Can an irreducible polynomial of $\mathbb{Q}[x]$ have more than two real roots? The title is pretty much self explanatory; Can an irreducible polynomial of $\mathbb{Q}[x]$ have more than two real roots? And if so, what is an example of a polynomial with more than two real root? All the polynomials I've seen, had maximum two real roots, but from what I've learned of Galois Theory it seems to indicate that there could be more than two.

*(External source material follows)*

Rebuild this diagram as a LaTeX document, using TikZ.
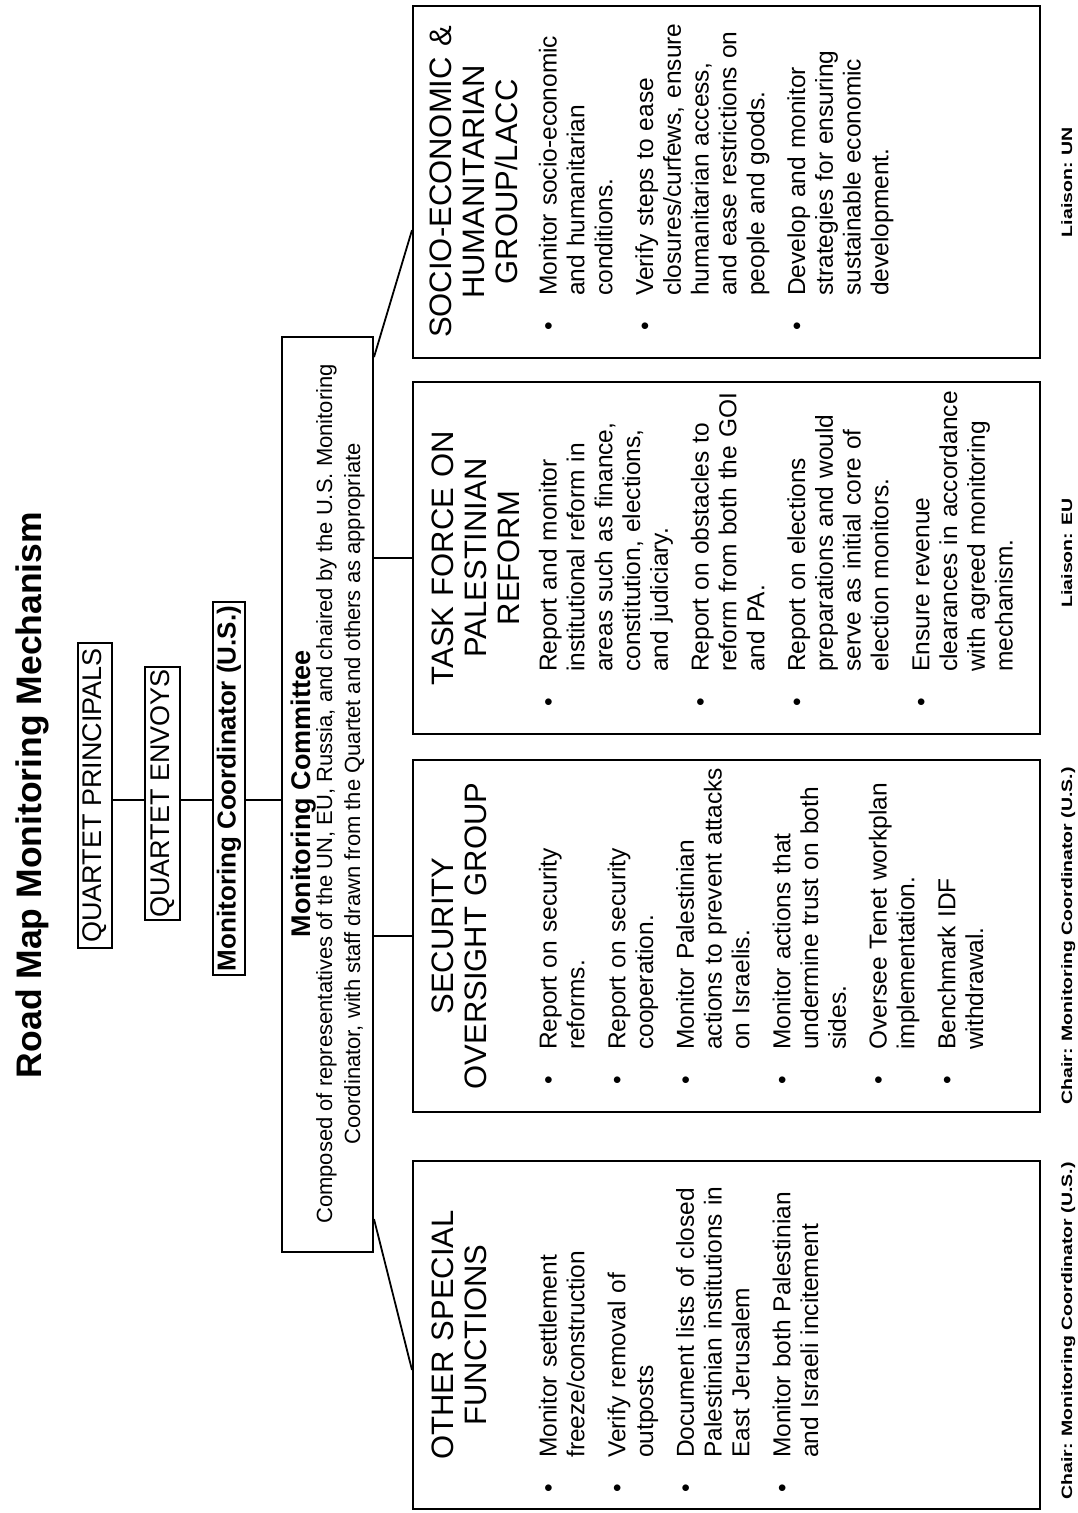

 A: A cubic polynomial has three real roots if and only if its discriminant is positive. If it is a depressed cubic,
$$f(x) = x^3+px+q$$
then the discriminants is
$$\Delta(f) = -4p^3 - 27q^2.$$
Now, if there is a prime $\ell$ such that $\ell$  divides both $p$ and $q$, and $\ell^2$ does not divide $q$, then by Eisenstein's Criterion we would have that $f(x)$ is irreducible over $\mathbb{Q}$. So all we need is to pick appropriate $p$ and $q$ to get this done. For example,
$$ f(x) = x^3 - 9x + 3$$
will do, since it is Eisenstein at $3$, hence irreducible, and
$$\Delta(f) = 4(9)^3 - 27(9) = 2673\gt 0.$$
A: Have you heard about totally real number fields? If $K$ is a totally real number field of degree $n$, then there is an irreducible polynomial $f$ over $\mathbb Q$ of degree $n$ such that all roots are real and generate $K$. This post https://math.stackexchange.com/a/2645829 implies that for every $n \in \mathbb N$ you find such a totally real number field of degree $n$. So for each $n$ you find an irreducible polynomial $f$ of $\mathbb Q$ with $n$ real roots.